Valuation and Stock Performance
The stock has seen its fair share of movement over the past year. After hitting highs above $250 in early 2024, shares have dropped back toward the $180 range. That pullback puts it below both its 50-day and 200-day moving averages, pointing to some short-term caution from the market. Despite this, the fundamentals of the business haven’t weakened in the same way the stock price has.
From a valuation standpoint, DICK’S remains attractively priced for a company with this kind of track record. Its forward price-to-earnings ratio hovers around 13, which is modest compared to broader market averages. The company’s price-to-sales ratio near 1.16 shows the market isn’t overpaying for its revenue stream, and with strong free cash flow, that valuation appears reasonable. The return on equity, above 40 percent, reflects very efficient capital deployment, especially for a retailer.
The recent correction has made the stock cheaper, but the company has continued to grow earnings, maintain margins, and return cash to shareholders. A dividend yield close to 2.6 percent and a consistent history of share repurchases round out a shareholder-friendly capital strategy. For investors with patience, the current level may represent a more favorable entry point than earlier this year.
Risks and Considerations
While the business remains solid, DICK’S does face several real-world challenges. One of the more pressing issues is the impact of broader economic conditions. As a consumer discretionary company, its sales are closely tied to consumer confidence and spending trends. A dip in either could put pressure on results.

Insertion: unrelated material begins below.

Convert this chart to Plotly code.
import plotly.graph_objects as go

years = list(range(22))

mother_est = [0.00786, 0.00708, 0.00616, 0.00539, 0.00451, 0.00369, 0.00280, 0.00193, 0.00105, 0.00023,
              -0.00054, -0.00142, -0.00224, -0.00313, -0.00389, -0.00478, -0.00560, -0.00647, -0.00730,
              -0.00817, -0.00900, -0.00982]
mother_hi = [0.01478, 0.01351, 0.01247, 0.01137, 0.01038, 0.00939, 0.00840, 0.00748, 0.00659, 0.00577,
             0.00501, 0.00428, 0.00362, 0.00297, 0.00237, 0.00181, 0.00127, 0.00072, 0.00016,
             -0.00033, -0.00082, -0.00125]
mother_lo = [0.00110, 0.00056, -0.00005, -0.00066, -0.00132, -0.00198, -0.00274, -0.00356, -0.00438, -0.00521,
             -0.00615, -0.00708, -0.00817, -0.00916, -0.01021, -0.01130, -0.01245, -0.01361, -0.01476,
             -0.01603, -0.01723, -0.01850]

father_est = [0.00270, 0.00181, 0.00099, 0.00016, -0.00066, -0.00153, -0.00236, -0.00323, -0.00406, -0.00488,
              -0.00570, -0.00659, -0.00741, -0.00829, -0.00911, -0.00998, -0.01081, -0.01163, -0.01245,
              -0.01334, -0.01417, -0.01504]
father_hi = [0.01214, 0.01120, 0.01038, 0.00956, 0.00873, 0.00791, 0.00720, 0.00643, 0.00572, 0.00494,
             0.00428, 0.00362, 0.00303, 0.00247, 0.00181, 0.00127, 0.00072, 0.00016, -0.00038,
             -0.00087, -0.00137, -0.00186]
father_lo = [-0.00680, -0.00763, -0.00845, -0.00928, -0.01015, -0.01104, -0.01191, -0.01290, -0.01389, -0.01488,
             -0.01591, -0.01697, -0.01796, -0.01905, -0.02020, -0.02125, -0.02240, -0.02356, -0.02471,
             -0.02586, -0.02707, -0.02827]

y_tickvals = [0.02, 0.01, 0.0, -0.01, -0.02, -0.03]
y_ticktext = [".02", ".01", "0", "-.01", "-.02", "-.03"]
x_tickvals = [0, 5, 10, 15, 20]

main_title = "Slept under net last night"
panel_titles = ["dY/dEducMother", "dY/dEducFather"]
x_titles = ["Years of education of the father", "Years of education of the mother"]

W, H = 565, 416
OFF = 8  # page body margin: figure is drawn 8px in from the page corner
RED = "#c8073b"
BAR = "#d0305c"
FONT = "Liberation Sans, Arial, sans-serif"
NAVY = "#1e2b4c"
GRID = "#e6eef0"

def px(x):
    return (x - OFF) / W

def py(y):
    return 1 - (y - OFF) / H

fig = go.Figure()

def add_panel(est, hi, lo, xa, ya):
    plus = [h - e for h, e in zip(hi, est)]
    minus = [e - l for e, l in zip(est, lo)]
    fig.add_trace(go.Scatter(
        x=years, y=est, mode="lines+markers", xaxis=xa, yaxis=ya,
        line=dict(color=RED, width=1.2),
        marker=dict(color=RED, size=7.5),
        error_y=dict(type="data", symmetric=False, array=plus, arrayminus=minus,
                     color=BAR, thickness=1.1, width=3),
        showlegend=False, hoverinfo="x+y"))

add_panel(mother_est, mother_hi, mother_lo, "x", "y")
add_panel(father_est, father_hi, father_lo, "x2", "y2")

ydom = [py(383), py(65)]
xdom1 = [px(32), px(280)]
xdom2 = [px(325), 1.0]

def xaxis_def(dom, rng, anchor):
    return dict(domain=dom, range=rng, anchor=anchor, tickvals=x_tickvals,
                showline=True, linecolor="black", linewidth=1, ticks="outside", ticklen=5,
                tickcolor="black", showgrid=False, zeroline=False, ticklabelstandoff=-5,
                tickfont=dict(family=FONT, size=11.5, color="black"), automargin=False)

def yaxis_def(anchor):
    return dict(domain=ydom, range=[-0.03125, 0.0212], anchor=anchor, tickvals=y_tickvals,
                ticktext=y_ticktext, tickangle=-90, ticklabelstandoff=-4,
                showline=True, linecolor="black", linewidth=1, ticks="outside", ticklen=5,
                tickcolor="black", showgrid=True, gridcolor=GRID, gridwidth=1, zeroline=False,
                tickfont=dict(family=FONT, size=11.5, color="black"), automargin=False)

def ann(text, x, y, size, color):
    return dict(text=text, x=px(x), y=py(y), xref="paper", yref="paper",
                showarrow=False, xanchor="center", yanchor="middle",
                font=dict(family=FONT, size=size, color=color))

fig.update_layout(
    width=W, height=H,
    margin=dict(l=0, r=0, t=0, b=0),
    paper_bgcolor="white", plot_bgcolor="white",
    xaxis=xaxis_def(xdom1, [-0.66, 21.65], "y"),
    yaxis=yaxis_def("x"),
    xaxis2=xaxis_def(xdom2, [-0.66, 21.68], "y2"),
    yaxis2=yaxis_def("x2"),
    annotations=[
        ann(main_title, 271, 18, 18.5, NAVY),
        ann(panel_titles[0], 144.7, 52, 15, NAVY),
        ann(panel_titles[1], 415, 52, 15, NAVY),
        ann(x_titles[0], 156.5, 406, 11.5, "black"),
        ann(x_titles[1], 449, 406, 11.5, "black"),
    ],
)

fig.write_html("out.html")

There’s also the lingering question of tariffs and global trade dynamics. Many of the company’s products come from overseas, and while it’s navigated these waters before, shifting policies could add cost and complexity. Management has already noted these risks as factors in its more cautious guidance for the year ahead.

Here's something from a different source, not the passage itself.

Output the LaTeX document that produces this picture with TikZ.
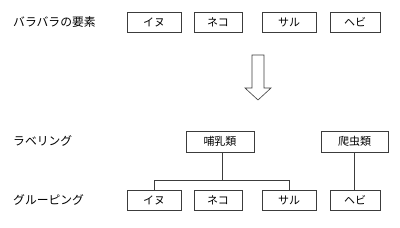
\documentclass[tikz,border=0pt]{standalone}
\usepackage{fontspec}
\setmainfont{Noto Sans CJK JP}
\usepackage{tikz}
\usetikzlibrary{positioning,calc}
\definecolor{LineGray}{RGB}{60,60,60}
\tikzset{
    item/.style={draw=LineGray, line width=0.6pt, minimum height=20pt, inner sep=0pt, align=center, font=\fontsize{11}{13}\selectfont},
    rowlabel/.style={anchor=west, inner sep=0pt, font=\fontsize{11.8}{13}\selectfont},
    link/.style={draw=LineGray, line width=0.6pt},
    bigarr/.style={draw=LineGray, line width=0.6pt, fill=white},
}
\begin{document}
\begin{tikzpicture}[x=1pt, y=-1pt]
\useasboundingbox (0,0) rectangle (400,228);
% row labels
\node[rowlabel] (lbltop) at (13,22) {バラバラの要素};
\node[rowlabel] (lbllab) at (13,141) {ラベリング};
\node[rowlabel] (lblgrp) at (13,200) {グルーピング};

% loose elements
\node[item, minimum width=54pt] (inu1) at (154,22) {イヌ};
\node[item, minimum width=48pt] (neko1) at (218,22) {ネコ};
\node[item, minimum width=54pt] (saru1) at (289,22) {サル};
\node[item, minimum width=50pt] (hebi1) at (355,22) {ヘビ};

% block arrow
\draw[bigarr] (252,55) -- (264,55) -- (264,88) -- (271,88) -- (258,100)
    -- (245,88) -- (252,88) -- cycle;

% labels
\node[item, minimum width=68pt, minimum height=21pt] (mam) at (220,141.5) {哺乳類};
\node[item, minimum width=67pt, minimum height=21pt] (rep) at (354.5,141.5) {爬虫類};

% grouped elements
\node[item, minimum width=54pt] (inu2) at (154,200) {イヌ};
\node[item, minimum width=48pt] (neko2) at (218,200) {ネコ};
\node[item, minimum width=54pt] (saru2) at (289,200) {サル};
\node[item, minimum width=50pt] (hebi2) at (355,200) {ヘビ};

\coordinate (bar) at (222,180);
\draw[link] (mam.south -| bar) -- (bar);
\draw[link] (inu2.north) -- (inu2.north |- bar) -- (saru2.north |- bar) -- (saru2.north);
\draw[link] (rep.south) -- (rep.south |- hebi2.north);
\end{tikzpicture}
\end{document}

Competition is another factor. While DICK’S has carved out a strong niche, it still competes with general retailers, online giants, and direct-to-consumer brands. Maintaining pricing power and foot traffic in that environment will take continued investment and focus. The company’s shift into experiential retail aims to address this, but that model requires higher investment and comes with execution risk.

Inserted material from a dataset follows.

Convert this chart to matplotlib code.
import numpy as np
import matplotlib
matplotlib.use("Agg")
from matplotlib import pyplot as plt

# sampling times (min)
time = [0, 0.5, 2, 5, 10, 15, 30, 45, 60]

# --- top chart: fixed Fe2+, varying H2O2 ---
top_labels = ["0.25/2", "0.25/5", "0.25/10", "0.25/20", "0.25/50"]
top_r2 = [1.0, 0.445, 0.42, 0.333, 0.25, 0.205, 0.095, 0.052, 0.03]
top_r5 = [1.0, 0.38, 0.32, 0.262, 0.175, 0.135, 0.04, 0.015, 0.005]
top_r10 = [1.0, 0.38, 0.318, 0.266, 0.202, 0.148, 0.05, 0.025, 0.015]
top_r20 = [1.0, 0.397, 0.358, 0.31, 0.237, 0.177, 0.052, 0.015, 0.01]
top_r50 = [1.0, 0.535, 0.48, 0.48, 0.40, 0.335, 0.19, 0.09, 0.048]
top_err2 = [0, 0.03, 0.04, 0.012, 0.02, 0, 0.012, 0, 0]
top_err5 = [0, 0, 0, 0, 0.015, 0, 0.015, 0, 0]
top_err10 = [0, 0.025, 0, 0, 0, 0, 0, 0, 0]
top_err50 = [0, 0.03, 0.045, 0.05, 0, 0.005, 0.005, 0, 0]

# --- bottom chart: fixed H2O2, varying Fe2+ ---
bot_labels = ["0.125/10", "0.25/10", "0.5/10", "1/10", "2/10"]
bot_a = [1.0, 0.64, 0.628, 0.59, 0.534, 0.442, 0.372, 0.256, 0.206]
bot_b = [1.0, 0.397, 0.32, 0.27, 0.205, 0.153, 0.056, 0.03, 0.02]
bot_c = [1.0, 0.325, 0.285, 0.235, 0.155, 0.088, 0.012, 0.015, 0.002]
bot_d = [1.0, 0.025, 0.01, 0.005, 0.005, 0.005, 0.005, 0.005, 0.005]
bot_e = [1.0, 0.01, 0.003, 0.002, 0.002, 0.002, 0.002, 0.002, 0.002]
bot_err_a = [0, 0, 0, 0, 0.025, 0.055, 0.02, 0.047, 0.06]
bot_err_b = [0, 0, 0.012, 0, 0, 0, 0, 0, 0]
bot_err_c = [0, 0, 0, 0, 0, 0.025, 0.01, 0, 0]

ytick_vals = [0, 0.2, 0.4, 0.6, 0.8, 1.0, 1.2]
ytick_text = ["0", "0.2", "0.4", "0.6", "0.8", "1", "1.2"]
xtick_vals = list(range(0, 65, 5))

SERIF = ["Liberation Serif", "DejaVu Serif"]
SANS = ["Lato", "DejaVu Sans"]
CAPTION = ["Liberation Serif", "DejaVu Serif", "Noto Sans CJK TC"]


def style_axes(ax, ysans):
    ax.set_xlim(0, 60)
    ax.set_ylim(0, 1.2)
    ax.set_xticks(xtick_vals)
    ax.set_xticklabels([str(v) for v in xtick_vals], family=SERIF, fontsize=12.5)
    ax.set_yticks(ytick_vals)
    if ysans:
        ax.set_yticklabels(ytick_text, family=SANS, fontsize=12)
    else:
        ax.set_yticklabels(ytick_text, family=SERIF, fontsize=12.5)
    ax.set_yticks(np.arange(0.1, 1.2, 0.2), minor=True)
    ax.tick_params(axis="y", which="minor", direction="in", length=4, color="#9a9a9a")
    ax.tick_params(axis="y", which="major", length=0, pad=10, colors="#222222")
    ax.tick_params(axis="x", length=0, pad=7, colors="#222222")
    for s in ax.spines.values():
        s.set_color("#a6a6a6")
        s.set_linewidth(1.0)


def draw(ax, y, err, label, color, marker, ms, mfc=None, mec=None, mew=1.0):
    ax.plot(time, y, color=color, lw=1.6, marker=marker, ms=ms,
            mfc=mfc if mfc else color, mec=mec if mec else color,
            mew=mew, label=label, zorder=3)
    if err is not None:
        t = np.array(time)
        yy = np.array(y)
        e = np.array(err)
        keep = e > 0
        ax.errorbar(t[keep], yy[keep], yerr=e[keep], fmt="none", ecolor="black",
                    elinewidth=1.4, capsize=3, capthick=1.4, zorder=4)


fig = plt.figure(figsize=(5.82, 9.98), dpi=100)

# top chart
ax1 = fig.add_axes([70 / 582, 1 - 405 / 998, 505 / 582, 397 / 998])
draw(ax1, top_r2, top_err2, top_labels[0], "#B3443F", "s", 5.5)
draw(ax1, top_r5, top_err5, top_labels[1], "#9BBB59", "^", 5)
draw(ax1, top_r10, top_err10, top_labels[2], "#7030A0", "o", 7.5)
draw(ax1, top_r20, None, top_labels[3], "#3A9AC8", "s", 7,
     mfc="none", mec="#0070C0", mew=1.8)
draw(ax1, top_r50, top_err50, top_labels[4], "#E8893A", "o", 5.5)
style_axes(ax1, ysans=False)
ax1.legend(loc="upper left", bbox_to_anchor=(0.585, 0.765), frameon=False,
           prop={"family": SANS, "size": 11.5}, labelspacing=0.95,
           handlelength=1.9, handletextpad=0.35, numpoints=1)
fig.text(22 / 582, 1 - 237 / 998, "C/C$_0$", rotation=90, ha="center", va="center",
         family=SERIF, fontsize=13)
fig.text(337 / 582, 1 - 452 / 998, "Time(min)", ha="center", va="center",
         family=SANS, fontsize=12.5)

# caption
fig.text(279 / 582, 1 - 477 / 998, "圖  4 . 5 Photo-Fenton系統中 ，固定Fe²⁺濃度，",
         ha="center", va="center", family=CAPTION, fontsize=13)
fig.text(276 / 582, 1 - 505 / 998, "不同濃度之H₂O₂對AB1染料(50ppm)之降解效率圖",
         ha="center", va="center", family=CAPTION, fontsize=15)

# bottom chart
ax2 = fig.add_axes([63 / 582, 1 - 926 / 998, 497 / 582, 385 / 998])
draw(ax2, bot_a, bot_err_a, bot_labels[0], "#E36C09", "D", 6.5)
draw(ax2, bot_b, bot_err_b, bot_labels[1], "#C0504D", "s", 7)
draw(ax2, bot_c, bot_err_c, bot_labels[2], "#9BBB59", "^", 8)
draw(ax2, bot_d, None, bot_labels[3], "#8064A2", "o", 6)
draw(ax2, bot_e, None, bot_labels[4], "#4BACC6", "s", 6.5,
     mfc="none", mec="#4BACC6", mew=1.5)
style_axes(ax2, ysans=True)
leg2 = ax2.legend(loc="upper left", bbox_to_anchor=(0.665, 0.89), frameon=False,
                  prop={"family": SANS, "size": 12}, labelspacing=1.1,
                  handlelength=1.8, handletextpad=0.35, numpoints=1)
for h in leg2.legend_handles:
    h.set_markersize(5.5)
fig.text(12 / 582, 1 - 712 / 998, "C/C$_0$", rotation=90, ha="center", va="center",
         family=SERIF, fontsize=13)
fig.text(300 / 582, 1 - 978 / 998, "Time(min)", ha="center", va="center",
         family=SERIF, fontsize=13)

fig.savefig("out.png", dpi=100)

Capital spending is on the rise as the company builds new store formats and refreshes existing locations. While current cash flow supports this strategy, any stumble in execution or downturn in demand could tighten that flexibility. The elevated level of short interest also signals a cautious tone from some investors, suggesting that expectations remain sensitive to earnings surprises or guidance changes.
Final Thoughts
DICK’S Sporting Goods has shown it can evolve without losing the operational discipline that made it successful in the first place. Its leadership is committed to innovation, but they aren’t betting the business on unproven ideas. Instead, they’ve taken a measured approach—investing where it makes sense, pulling back when needed, and focusing on long-term value creation.
Financially, the company remains in strong shape. It continues to post healthy profits, generate meaningful cash flow, and maintain a payout ratio that leaves room for flexibility. The dividend is solid, and the history of consistent increases points to confidence from the board and executive team in the company’s future earnings power.
While the macro environment brings uncertainty, DICK’S has shown that it can manage through cycles and still come out ahead. Its brand strength, evolving store strategy, and disciplined financials all contribute to a foundation that supports future growth. In a retail world where flash often trumps fundamentals, DICK’S stands out for knowing who it is and staying focused on delivering steady, sustainable performance.